The tether was secured in a bag and procedures were already in place to make sure the cosmonauts’ spacesuits were clear of any such contamination before they re-entered the space station at the end of the spacewalk.
In the meantime, Kononenko and crewmate Nikolai Chub pressed ahead with work to attach a small synthetic aperture radar antenna to the hull of the Nauka module. One of its four panels failed to fully deploy and lock in place, and officials said adjustments would be made in a future spacewalk.
Finally, Kononenko and Chub released a small student-built “nanosatellite,” but the solar sail propulsion system it was designed to test failed to deploy. After making a final attempt to coax the balky radar panel into place, the cosmonauts called it a day.
Kononenko, making his sixth spacewalk, and Chub, making his first, began the excursion at 1:49 p.m. EDT when they opened the side hatch of the Poisk airlock compartment to the vacuum of space.
The radiator in question was launched with the Russian Rassvet module aboard the space shuttle Atlantis in May 2010. The radiator and a small experiment airlock remained stored on Rassvet until earlier this year when spacewalking cosmonauts attached both to the Nauka multi-purpose laboratory module.
The radiator’s installation went normally and valves were opened to route coolant from Nauka into its unfolded panels. But on Oct. 9, flight controllers noted flakes streaming from the area of the radiator. The flakes turned out to be frozen coolant that was spewing overboard.
Kononenko and Chub checked and reset coolant loop valves, adjusting them to isolate the radiator from supply lines and photographing the leak site to help engineers figure out what caused it.
Kononenko initially reported “the radiator is clean. I don’t see anything … I do not see any traces of coolant.”
But he reported numerous “black spots” on one radiator panel and after the valves used to isolate the radiator from its coolant lines were adjusted, droplets of coolant could be seen leaking from a line connecting two radiator panels.

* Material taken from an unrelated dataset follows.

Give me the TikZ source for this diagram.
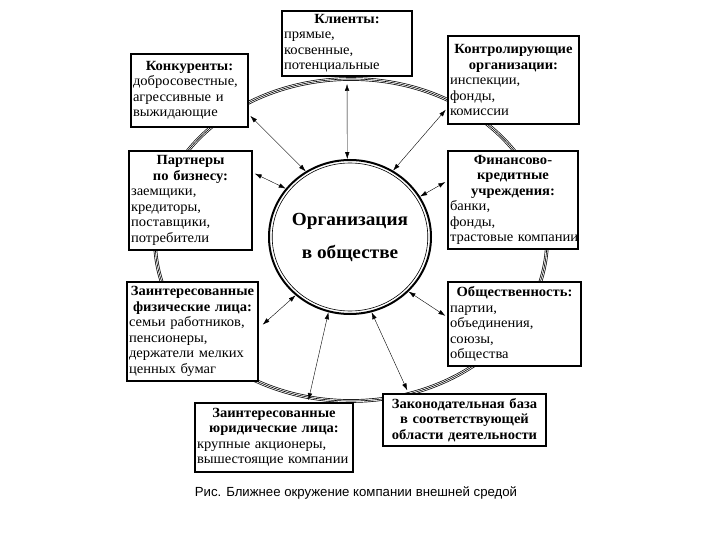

The droplets combined to form a fairly large bubble around the leaking coolant line. Kononenko said the bubble was too large to sop up with the towel he had planned to use. Instead, the cosmonauts simply left it as is while engineers on the ground began considering possible courses of action.
What might have ruptured the coolant line in the first place was not immediately known.
It was the third coolant leak in less than a year for the Russians, starting with a massive rupture that disabled a Soyuz crew ferry ship last December. A similar leak developed on an unpiloted Progress cargo carrier earlier this year.
The presumed cause of the Soyuz leak was a micrometeoroid impact. The Russians have not addressed the possible cause of the Progress leak or the one affecting the Nauka radiator. But it seems extremely unlikely micrometeoroids could have caused three such incidents in similar systems.
In any case, shortly after the latest leak occurred the Russian space agency Roscosmos said in a post on Telegram that the lab’s primary coolant loop was not affected and “the crew and the station are not in any danger.”
Kononenko and Chub were not planning any sort of repair. Their primary objective was to find and document where the leak originated and to isolate the radiator from coolant supply lines to prevent any future problems.